#### TASK DETAILS:
Omit every picture and return the rest of the data unaltered.

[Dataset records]

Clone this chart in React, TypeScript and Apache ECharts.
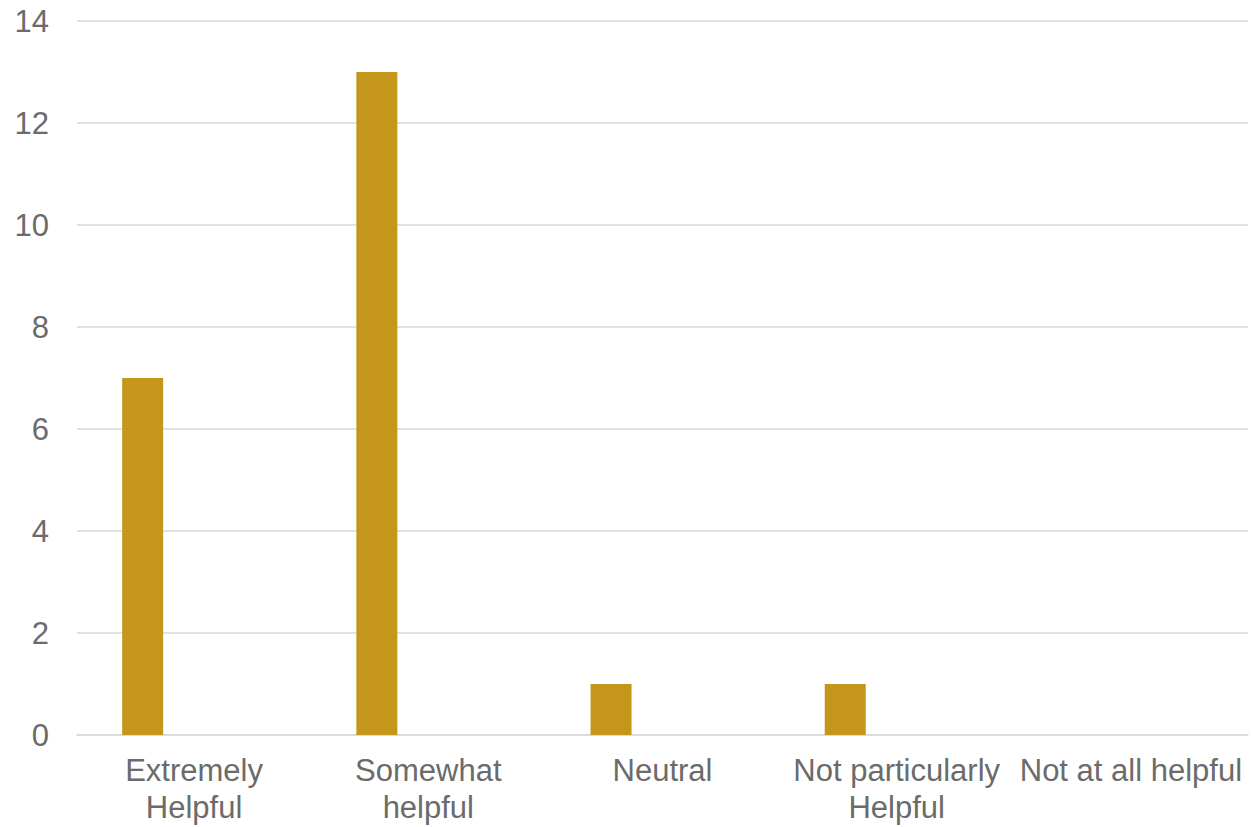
import React, { useEffect, useRef } from "react";
import * as echarts from "echarts";

const categories = [
  "Extremely\nHelpful",
  "Somewhat\nhelpful",
  "Neutral",
  "Not particularly\nHelpful",
  "Not at all helpful",
];
const responses = [7, 13, 1, 1, 0];
const emptySeries = ["-", "-", "-", "-", "-"];
const yTicks = { min: 0, max: 14, interval: 2 };

export default function App() {
  const ref = useRef<HTMLDivElement>(null);
  useEffect(() => {
    document.body.style.margin = "0";
    const chart = echarts.init(ref.current!, undefined, { renderer: "svg" });
    const textColor = "#6b6b6b";
    const font = "Liberation Sans, Arial, sans-serif";
    chart.setOption({
      animation: false,
      backgroundColor: "#ffffff",
      grid: { left: 77, right: 4, top: 21, bottom: 92, containLabel: false },
      xAxis: {
        type: "category",
        data: categories,
        axisLine: { show: true, lineStyle: { color: "#d9d9d9", width: 1.5 } },
        axisTick: { show: false },
        axisLabel: {
          color: textColor,
          fontFamily: font,
          fontSize: 31,
          lineHeight: 37,
          margin: 17,
          interval: 0,
          align: "center",
        },
      },
      yAxis: {
        type: "value",
        min: yTicks.min,
        max: yTicks.max,
        interval: yTicks.interval,
        axisLine: { show: false },
        axisTick: { show: false },
        splitLine: { lineStyle: { color: "#d9d9d9", width: 1.5 } },
        axisLabel: {
          color: textColor,
          fontFamily: font,
          fontSize: 31,
          margin: 28,
        },
      },
      series: [
        {
          type: "bar",
          data: responses,
          barWidth: 41,
          barGap: "151%",
          itemStyle: { color: "#c4961a" },
        },
        {
          type: "bar",
          data: emptySeries,
          barWidth: 41,
          itemStyle: { color: "#7f7f7f" },
        },
      ],
    });
    return () => chart.dispose();
  }, []);
  return <div ref={ref} style={{ width: 1252, height: 827 }} />;
}
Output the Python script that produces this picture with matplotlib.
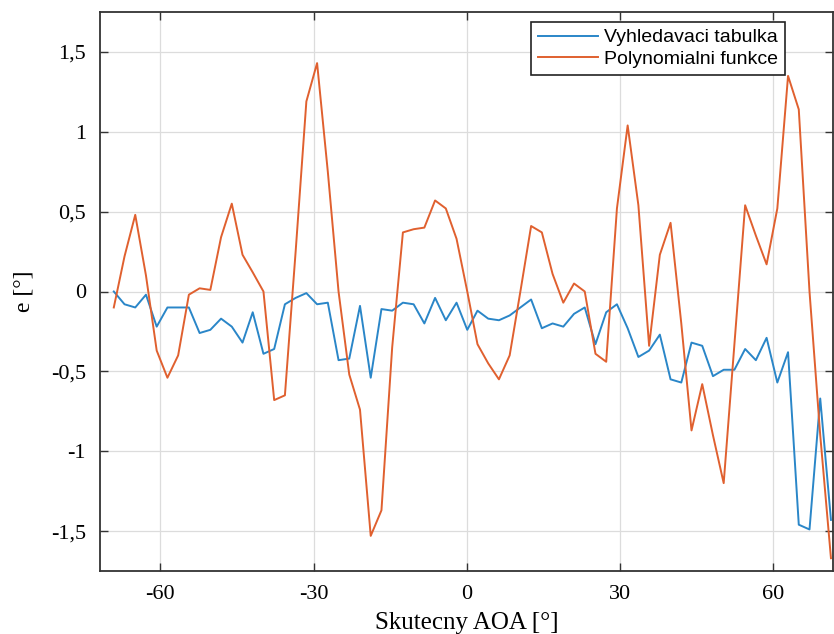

#### COMPLETE RESPONSE:
Clone this chart in React, TypeScript and Apache ECharts.
import React, { useEffect, useRef } from "react";
import * as echarts from "echarts";

const categories = [
  "Extremely\nHelpful",
  "Somewhat\nhelpful",
  "Neutral",
  "Not particularly\nHelpful",
  "Not at all helpful",
];
const responses = [7, 13, 1, 1, 0];
const emptySeries = ["-", "-", "-", "-", "-"];
const yTicks = { min: 0, max: 14, interval: 2 };

export default function App() {
  const ref = useRef<HTMLDivElement>(null);
  useEffect(() => {
    document.body.style.margin = "0";
    const chart = echarts.init(ref.current!, undefined, { renderer: "svg" });
    const textColor = "#6b6b6b";
    const font = "Liberation Sans, Arial, sans-serif";
    chart.setOption({
      animation: false,
      backgroundColor: "#ffffff",
      grid: { left: 77, right: 4, top: 21, bottom: 92, containLabel: false },
      xAxis: {
        type: "category",
        data: categories,
        axisLine: { show: true, lineStyle: { color: "#d9d9d9", width: 1.5 } },
        axisTick: { show: false },
        axisLabel: {
          color: textColor,
          fontFamily: font,
          fontSize: 31,
          lineHeight: 37,
          margin: 17,
          interval: 0,
          align: "center",
        },
      },
      yAxis: {
        type: "value",
        min: yTicks.min,
        max: yTicks.max,
        interval: yTicks.interval,
        axisLine: { show: false },
        axisTick: { show: false },
        splitLine: { lineStyle: { color: "#d9d9d9", width: 1.5 } },
        axisLabel: {
          color: textColor,
          fontFamily: font,
          fontSize: 31,
          margin: 28,
        },
      },
      series: [
        {
          type: "bar",
          data: responses,
          barWidth: 41,
          barGap: "151%",
          itemStyle: { color: "#c4961a" },
        },
        {
          type: "bar",
          data: emptySeries,
          barWidth: 41,
          itemStyle: { color: "#7f7f7f" },
        },
      ],
    });
    return () => chart.dispose();
  }, []);
  return <div ref={ref} style={{ width: 1252, height: 827 }} />;
}
Output the Python script that produces this picture with matplotlib.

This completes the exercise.